[BEGIN]

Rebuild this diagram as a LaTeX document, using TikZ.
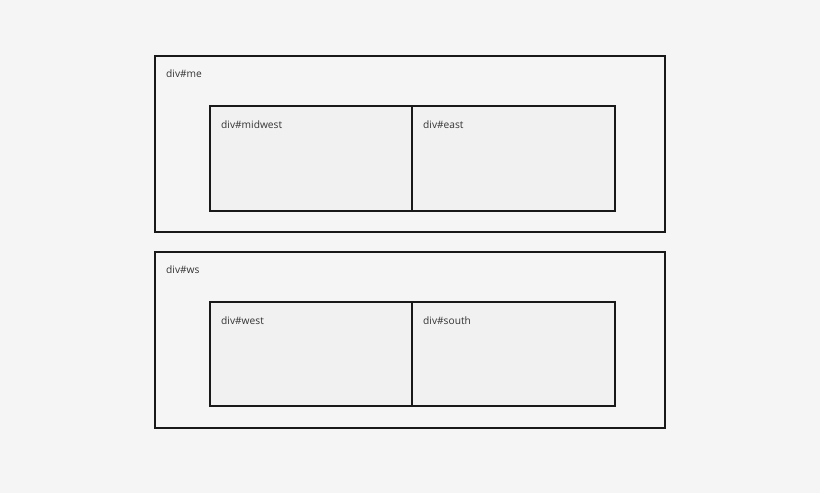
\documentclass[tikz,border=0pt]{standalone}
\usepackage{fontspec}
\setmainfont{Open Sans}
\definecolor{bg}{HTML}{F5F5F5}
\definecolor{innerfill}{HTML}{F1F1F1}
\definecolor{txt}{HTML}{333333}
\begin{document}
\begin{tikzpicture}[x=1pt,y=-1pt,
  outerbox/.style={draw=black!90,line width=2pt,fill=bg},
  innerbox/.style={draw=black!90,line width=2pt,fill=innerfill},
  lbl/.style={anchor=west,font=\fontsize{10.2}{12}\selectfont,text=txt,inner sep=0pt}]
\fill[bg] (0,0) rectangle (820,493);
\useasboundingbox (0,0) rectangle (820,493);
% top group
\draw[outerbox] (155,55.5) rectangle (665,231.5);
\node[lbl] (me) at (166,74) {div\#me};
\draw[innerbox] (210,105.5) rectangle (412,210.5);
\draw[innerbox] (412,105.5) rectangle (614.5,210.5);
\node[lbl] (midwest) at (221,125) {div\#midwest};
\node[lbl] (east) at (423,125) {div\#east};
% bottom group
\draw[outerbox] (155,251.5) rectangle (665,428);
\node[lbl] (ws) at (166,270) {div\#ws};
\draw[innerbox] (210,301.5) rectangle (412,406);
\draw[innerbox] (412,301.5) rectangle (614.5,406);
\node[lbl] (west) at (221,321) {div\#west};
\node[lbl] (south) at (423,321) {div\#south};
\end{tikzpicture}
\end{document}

[END]

» **EXERCISE REQUIREMENTS**: Copy out each line exactly, without the pictures.

» **FINAL RESULT**:
Rebuild this diagram as a LaTeX document, using TikZ.
\documentclass[tikz,border=0pt]{standalone}
\usepackage{fontspec}
\setmainfont{Open Sans}
\definecolor{bg}{HTML}{F5F5F5}
\definecolor{innerfill}{HTML}{F1F1F1}
\definecolor{txt}{HTML}{333333}
\begin{document}
\begin{tikzpicture}[x=1pt,y=-1pt,
  outerbox/.style={draw=black!90,line width=2pt,fill=bg},
  innerbox/.style={draw=black!90,line width=2pt,fill=innerfill},
  lbl/.style={anchor=west,font=\fontsize{10.2}{12}\selectfont,text=txt,inner sep=0pt}]
\fill[bg] (0,0) rectangle (820,493);
\useasboundingbox (0,0) rectangle (820,493);
% top group
\draw[outerbox] (155,55.5) rectangle (665,231.5);
\node[lbl] (me) at (166,74) {div\#me};
\draw[innerbox] (210,105.5) rectangle (412,210.5);
\draw[innerbox] (412,105.5) rectangle (614.5,210.5);
\node[lbl] (midwest) at (221,125) {div\#midwest};
\node[lbl] (east) at (423,125) {div\#east};
% bottom group
\draw[outerbox] (155,251.5) rectangle (665,428);
\node[lbl] (ws) at (166,270) {div\#ws};
\draw[innerbox] (210,301.5) rectangle (412,406);
\draw[innerbox] (412,301.5) rectangle (614.5,406);
\node[lbl] (west) at (221,321) {div\#west};
\node[lbl] (south) at (423,321) {div\#south};
\end{tikzpicture}
\end{document}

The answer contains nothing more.